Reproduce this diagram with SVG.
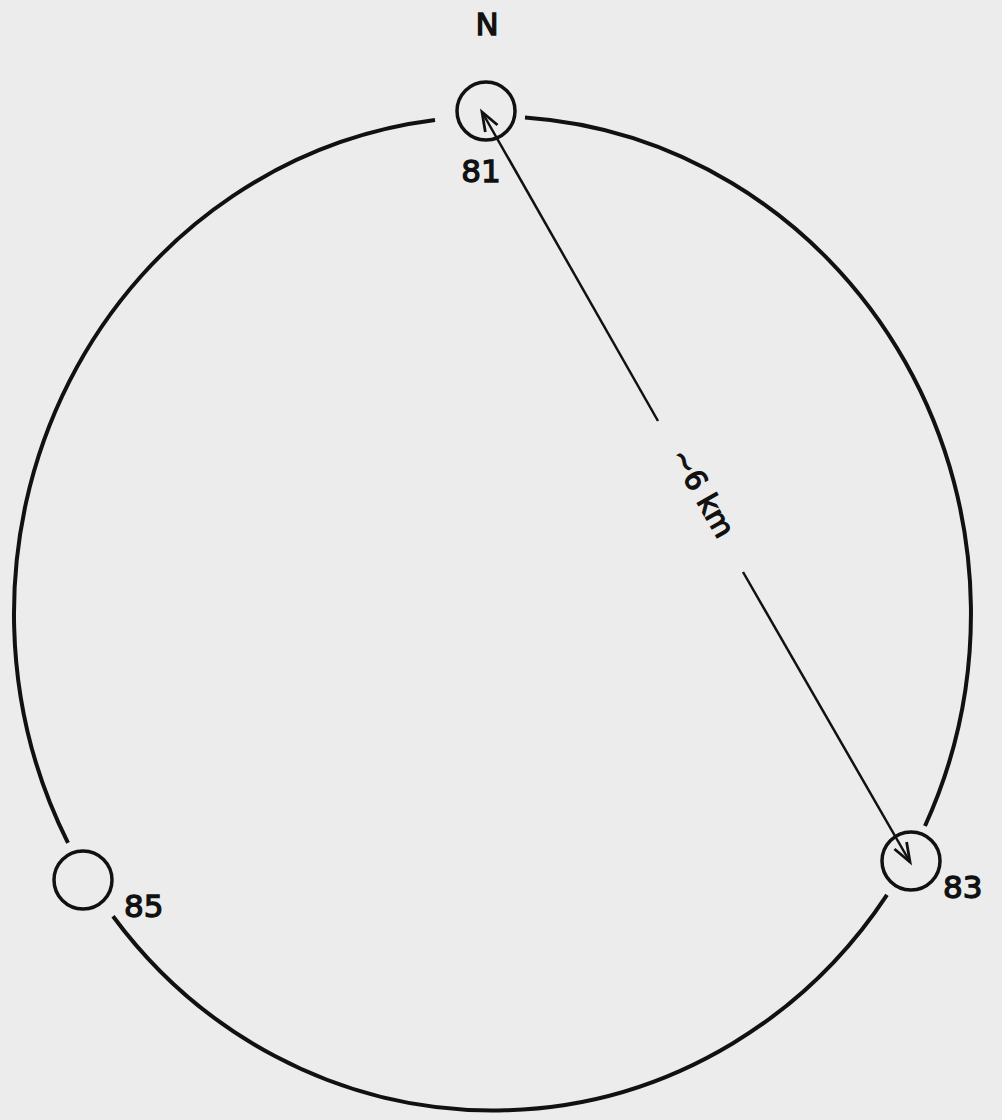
<svg xmlns="http://www.w3.org/2000/svg" width="1002" height="1120" viewBox="0 0 1002 1120">
<style>
.ring{fill:none;stroke:#111;stroke-width:4;stroke-linecap:butt}
.stn{fill:none;stroke:#111;stroke-width:3.5}
.lbl{font-family:"DejaVu Sans","Liberation Sans",Arial,sans-serif;font-size:31px;fill:#111;stroke:#111;stroke-width:1.3}
.arr{fill:none;stroke:#111;stroke-width:2.5}
</style>
<defs>
<marker id="ah" markerUnits="userSpaceOnUse" markerWidth="30" markerHeight="30" viewBox="-25 -15 30 30" refX="0" refY="0" orient="auto-start-reverse">
<path d="M-19,-7 L0,0 L-19,7" fill="none" stroke="#111" stroke-width="2.8"/>
</marker>
</defs>
<rect width="1002" height="1120" fill="#ececec"/>
<g id="connectors">
<path class="ring" d="M525,117.6 A478.5,497 0 0 1 925,826"/>
<path class="ring" d="M887,894.8 A478.5,497 0 0 1 113,916.2"/>
<path class="ring" d="M68,842.9 A478.5,497 0 0 1 435,120.1"/>
<line class="arr" x1="482" y1="112" x2="658" y2="421" marker-start="url(#ah)"/>
<line class="arr" x1="743" y1="572" x2="910" y2="862" marker-end="url(#ah)"/>
<text class="lbl" x="0" y="0" text-anchor="middle" transform="translate(703,493) rotate(60.3)" dy="10" style="font-size:29px">~6 km</text>
</g>
<g id="north"><text class="lbl" x="487" y="35" text-anchor="middle">N</text></g>
<g id="station81">
<circle class="stn" cx="486" cy="111" r="29"/>
<text class="lbl" x="481" y="182" text-anchor="middle">81</text>
</g>
<g id="station83">
<circle class="stn" cx="911" cy="861" r="29"/>
<text class="lbl" x="943" y="898">83</text>
</g>
<g id="station85">
<circle class="stn" cx="83" cy="880" r="29"/>
<text class="lbl" x="124" y="917">85</text>
</g>
</svg>
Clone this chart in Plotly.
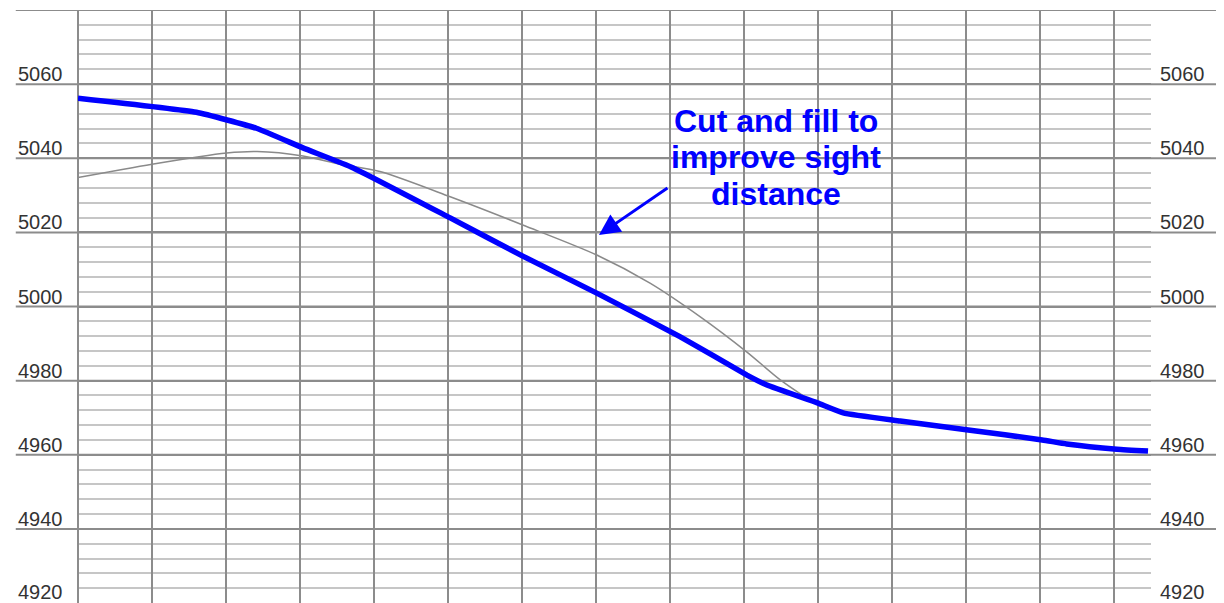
import plotly.graph_objects as go

# station index (one grid column = 1) and elevation (ft)
PROPOSED_STA = [0.0, 1.6, 2.41, 3.04, 3.72, 5.03, 6.01, 7.01, 8.14, 9.04, 9.31, 9.99,
                10.34, 11.11, 12.03, 13.03, 13.36, 14.04, 14.46]
PROPOSED_ELEV = [5056.2, 5052.4, 5048.1, 5042.8, 5037.4, 5023.9, 5013.6, 5003.6, 4991.8,
                 4981.5, 4978.8, 4974.0, 4971.3, 4969.1, 4966.7, 4964.0, 4962.9, 4961.5, 4961.0]

EXISTING_STA = [0.0, 1.0, 2.01, 2.42, 3.04, 3.54, 4.08, 5.03, 6.01, 7.01, 7.73,
                8.41, 9.04, 9.49, 9.93]
EXISTING_ELEV = [5034.8, 5038.4, 5041.4, 5041.8, 5040.6, 5038.4, 5036.4, 5029.6, 5022.0,
                 5013.9, 5006.3, 4997.2, 4987.7, 4980.2, 4974.2]

ELEV_LABELS = [5060, 5040, 5020, 5000, 4980, 4960, 4940, 4920]
MAJOR_LINES = [5080, 5060, 5040, 5020, 5000, 4980, 4960, 4940]
NOTE_LINES = ["Cut and fill to", "improve sight", "distance"]

BLUE = "#0000ff"
GRID_DARK = "#8c8c8c"
GRID_LIGHT = "#c6c6c6"
LABEL = "#333333"
FONT = "Liberation Sans, Arial, sans-serif"

fig = go.Figure()
fig.add_trace(go.Scatter(x=EXISTING_STA, y=EXISTING_ELEV, mode="lines",
                         line={"color": "#8a8a8a", "width": 1.5, "shape": "spline", "smoothing": 0.8},
                         hoverinfo="skip"))
fig.add_trace(go.Scatter(x=PROPOSED_STA, y=PROPOSED_ELEV, mode="lines",
                         line={"color": BLUE, "width": 5.5, "shape": "spline", "smoothing": 0.4},
                         hoverinfo="skip"))

# major elevation lines run past the grid on both sides, like the profile sheet
for v in MAJOR_LINES:
    fig.add_shape(type="line", xref="paper", yref="y", x0=-0.058, x1=1.07, y0=v, y1=v,
                  line={"color": GRID_DARK, "width": 2}, layer="below")

for v in ELEV_LABELS:
    for xp in (-0.0354, 1.0298):
        fig.add_annotation(x=xp, xref="paper", y=v, yref="y", text=str(v), showarrow=False,
                           xanchor="center", yanchor="middle", yshift=10 if v > 4920 else 11,
                           font={"family": FONT, "size": 20, "color": LABEL})

for text, y in zip(NOTE_LINES, [5050.05, 5040.33, 5030.35]):
    fig.add_annotation(x=9.43, y=y, text=f"<b>{text}</b>", showarrow=False,
                       xanchor="center", yanchor="middle",
                       font={"family": FONT, "size": 32, "color": BLUE})

fig.add_annotation(x=7.04, y=5019.3, text="", showarrow=True, ax=70, ay=-48,
                   arrowhead=2, arrowsize=1.4, arrowwidth=3, arrowcolor=BLUE)

# the page body has an 8px margin, so the figure is sized to the visible area
fig.update_layout(
    width=1216, height=595,
    margin={"l": 70, "r": 73, "t": 2, "b": 0},
    paper_bgcolor="white", plot_bgcolor="white",
    showlegend=False,
)
fig.update_xaxes(range=[0, 14.5], dtick=1, tick0=0, showgrid=True, gridcolor=GRID_DARK, gridwidth=2,
                 zeroline=True, zerolinecolor=GRID_DARK, zerolinewidth=2,
                 showticklabels=False, ticks="", showline=False)
fig.update_yaxes(range=[4920, 5080], dtick=20, tick0=4920, showgrid=True, gridcolor=GRID_DARK, gridwidth=2,
                 minor={"dtick": 4, "tick0": 4920, "showgrid": True, "gridcolor": GRID_LIGHT, "gridwidth": 1.5},
                 zeroline=False, showticklabels=False, ticks="", showline=False)

fig.write_html("out.html")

Exercise prompt — Keep the pictures out of the copy and write out the data exactly as it stands.

The response —
Reproduce this diagram with SVG.
<svg xmlns="http://www.w3.org/2000/svg" width="1002" height="1120" viewBox="0 0 1002 1120">
<style>
.ring{fill:none;stroke:#111;stroke-width:4;stroke-linecap:butt}
.stn{fill:none;stroke:#111;stroke-width:3.5}
.lbl{font-family:"DejaVu Sans","Liberation Sans",Arial,sans-serif;font-size:31px;fill:#111;stroke:#111;stroke-width:1.3}
.arr{fill:none;stroke:#111;stroke-width:2.5}
</style>
<defs>
<marker id="ah" markerUnits="userSpaceOnUse" markerWidth="30" markerHeight="30" viewBox="-25 -15 30 30" refX="0" refY="0" orient="auto-start-reverse">
<path d="M-19,-7 L0,0 L-19,7" fill="none" stroke="#111" stroke-width="2.8"/>
</marker>
</defs>
<rect width="1002" height="1120" fill="#ececec"/>
<g id="connectors">
<path class="ring" d="M525,117.6 A478.5,497 0 0 1 925,826"/>
<path class="ring" d="M887,894.8 A478.5,497 0 0 1 113,916.2"/>
<path class="ring" d="M68,842.9 A478.5,497 0 0 1 435,120.1"/>
<line class="arr" x1="482" y1="112" x2="658" y2="421" marker-start="url(#ah)"/>
<line class="arr" x1="743" y1="572" x2="910" y2="862" marker-end="url(#ah)"/>
<text class="lbl" x="0" y="0" text-anchor="middle" transform="translate(703,493) rotate(60.3)" dy="10" style="font-size:29px">~6 km</text>
</g>
<g id="north"><text class="lbl" x="487" y="35" text-anchor="middle">N</text></g>
<g id="station81">
<circle class="stn" cx="486" cy="111" r="29"/>
<text class="lbl" x="481" y="182" text-anchor="middle">81</text>
</g>
<g id="station83">
<circle class="stn" cx="911" cy="861" r="29"/>
<text class="lbl" x="943" y="898">83</text>
</g>
<g id="station85">
<circle class="stn" cx="83" cy="880" r="29"/>
<text class="lbl" x="124" y="917">85</text>
</g>
</svg>
Clone this chart in Plotly.
import plotly.graph_objects as go

# station index (one grid column = 1) and elevation (ft)
PROPOSED_STA = [0.0, 1.6, 2.41, 3.04, 3.72, 5.03, 6.01, 7.01, 8.14, 9.04, 9.31, 9.99,
                10.34, 11.11, 12.03, 13.03, 13.36, 14.04, 14.46]
PROPOSED_ELEV = [5056.2, 5052.4, 5048.1, 5042.8, 5037.4, 5023.9, 5013.6, 5003.6, 4991.8,
                 4981.5, 4978.8, 4974.0, 4971.3, 4969.1, 4966.7, 4964.0, 4962.9, 4961.5, 4961.0]

EXISTING_STA = [0.0, 1.0, 2.01, 2.42, 3.04, 3.54, 4.08, 5.03, 6.01, 7.01, 7.73,
                8.41, 9.04, 9.49, 9.93]
EXISTING_ELEV = [5034.8, 5038.4, 5041.4, 5041.8, 5040.6, 5038.4, 5036.4, 5029.6, 5022.0,
                 5013.9, 5006.3, 4997.2, 4987.7, 4980.2, 4974.2]

ELEV_LABELS = [5060, 5040, 5020, 5000, 4980, 4960, 4940, 4920]
MAJOR_LINES = [5080, 5060, 5040, 5020, 5000, 4980, 4960, 4940]
NOTE_LINES = ["Cut and fill to", "improve sight", "distance"]

BLUE = "#0000ff"
GRID_DARK = "#8c8c8c"
GRID_LIGHT = "#c6c6c6"
LABEL = "#333333"
FONT = "Liberation Sans, Arial, sans-serif"

fig = go.Figure()
fig.add_trace(go.Scatter(x=EXISTING_STA, y=EXISTING_ELEV, mode="lines",
                         line={"color": "#8a8a8a", "width": 1.5, "shape": "spline", "smoothing": 0.8},
                         hoverinfo="skip"))
fig.add_trace(go.Scatter(x=PROPOSED_STA, y=PROPOSED_ELEV, mode="lines",
                         line={"color": BLUE, "width": 5.5, "shape": "spline", "smoothing": 0.4},
                         hoverinfo="skip"))

# major elevation lines run past the grid on both sides, like the profile sheet
for v in MAJOR_LINES:
    fig.add_shape(type="line", xref="paper", yref="y", x0=-0.058, x1=1.07, y0=v, y1=v,
                  line={"color": GRID_DARK, "width": 2}, layer="below")

for v in ELEV_LABELS:
    for xp in (-0.0354, 1.0298):
        fig.add_annotation(x=xp, xref="paper", y=v, yref="y", text=str(v), showarrow=False,
                           xanchor="center", yanchor="middle", yshift=10 if v > 4920 else 11,
                           font={"family": FONT, "size": 20, "color": LABEL})

for text, y in zip(NOTE_LINES, [5050.05, 5040.33, 5030.35]):
    fig.add_annotation(x=9.43, y=y, text=f"<b>{text}</b>", showarrow=False,
                       xanchor="center", yanchor="middle",
                       font={"family": FONT, "size": 32, "color": BLUE})

fig.add_annotation(x=7.04, y=5019.3, text="", showarrow=True, ax=70, ay=-48,
                   arrowhead=2, arrowsize=1.4, arrowwidth=3, arrowcolor=BLUE)

# the page body has an 8px margin, so the figure is sized to the visible area
fig.update_layout(
    width=1216, height=595,
    margin={"l": 70, "r": 73, "t": 2, "b": 0},
    paper_bgcolor="white", plot_bgcolor="white",
    showlegend=False,
)
fig.update_xaxes(range=[0, 14.5], dtick=1, tick0=0, showgrid=True, gridcolor=GRID_DARK, gridwidth=2,
                 zeroline=True, zerolinecolor=GRID_DARK, zerolinewidth=2,
                 showticklabels=False, ticks="", showline=False)
fig.update_yaxes(range=[4920, 5080], dtick=20, tick0=4920, showgrid=True, gridcolor=GRID_DARK, gridwidth=2,
                 minor={"dtick": 4, "tick0": 4920, "showgrid": True, "gridcolor": GRID_LIGHT, "gridwidth": 1.5},
                 zeroline=False, showticklabels=False, ticks="", showline=False)

fig.write_html("out.html")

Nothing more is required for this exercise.